Albert Einstein's theory of special relativity revolutionized science and, once proven observationally, brought the physicist international fame. Though some observers dismiss much of the science that came before him, Einstein relied upon older work to formulate his landmark theory, experts say.
"The standard account of relativity tends to say that before Einstein, there was darkness … and then Einstein brought light," Dan Siegel, of the University of Wisconsin-Madison, told reporters last month at a meeting of the American Physical Society in Savannah, Georgia.
Once the public accepted special and general relativity, however, Einstein's fame affected how people perceived his research. While the scientific community began to withdraw from his work, the public greeted each new Einsteinian theory as established fact. [The 9 Biggest Unsolved Mysteries in Physics]

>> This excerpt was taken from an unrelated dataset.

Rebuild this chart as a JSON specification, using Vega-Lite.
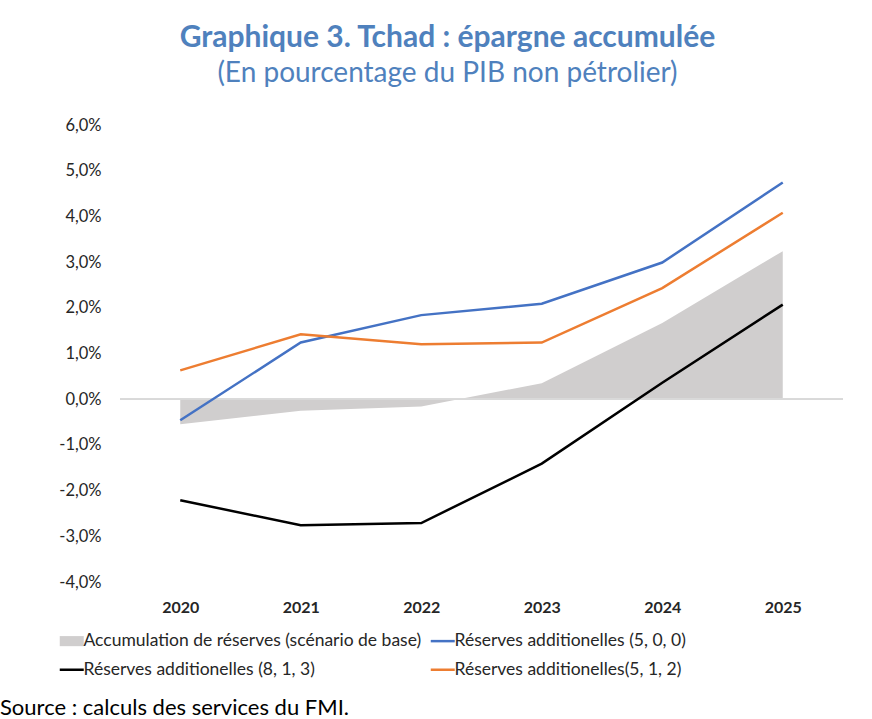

By the end of his lifetime, "admiration of him as a person and celebrity inhibited a critical analysis of his unified field theories," Paul Halpern, of the University of the Sciences in Philadelphia, said at the same conference.
'On the shoulders of giants'
In the 25 years preceding the publication of Einstein's theory of special relativity, his predecessors made great strides in the sciences that provided its foundation.
"Einstein's predecessors were some pretty clever people," Siegel said. "They made some good progress on the concepts that would develop into relativity theory."
In this time period, an era Siegel dubs "protorelativity," ideas were more concrete and pictorial than Einstein's more abstract concepts, a fact that Siegel believes can help more people outside the field of physics understand how relativity works. Students can learn these concepts in introductory physics classes, rather than waiting for graduate school.
Relativity describes three significant phenomena: At relativistic (near-light) speeds, length begins to contract, mass increases and time moves more slowly.
According to Siegel, the protorelativity crowd receives "full credit" on length contraction and half credit on the increasing mass. On the more complicated subject of time dilation, they receive only minimal credit. Overall, the protorelativity scientists received "1.5 out of 3" potential marks.
"They're sort of halfway there on the relativistic effects," Siegel said.
One example comes from the Michelson-Morley experiment, which is now taught in most high school physics classes. Performed in 1887, the experiment sought to measure how light slowed as it traveled through a substance known as "luminiferous ether," which was then thought to fill space. The experiment failed, though it did precisely measure the speed of light.
To explain the failure, scientists determined that moving objects such as light contracted along their length. Knowing that electrical forces exist within a moving meter stick, and relying on the recently determined Maxwell equations to calculate electric and magnetic fields, scientists devised a formula for length contraction — a formula still used today to measure length contraction in relativity.
"By using Maxwellian electromagnetic theory, they were able to get what we now regard as a relativistic result," Siegel said.
According to Siegel, protorelativity was not wrong as much as it was bulky and awkward. For instance, in order to determine the results created by increasing mass, scientists theorized that electrons deform as they move. (They don't.) The sheer messiness of such theories helped motivate Einstein to generate his work, Siegel said.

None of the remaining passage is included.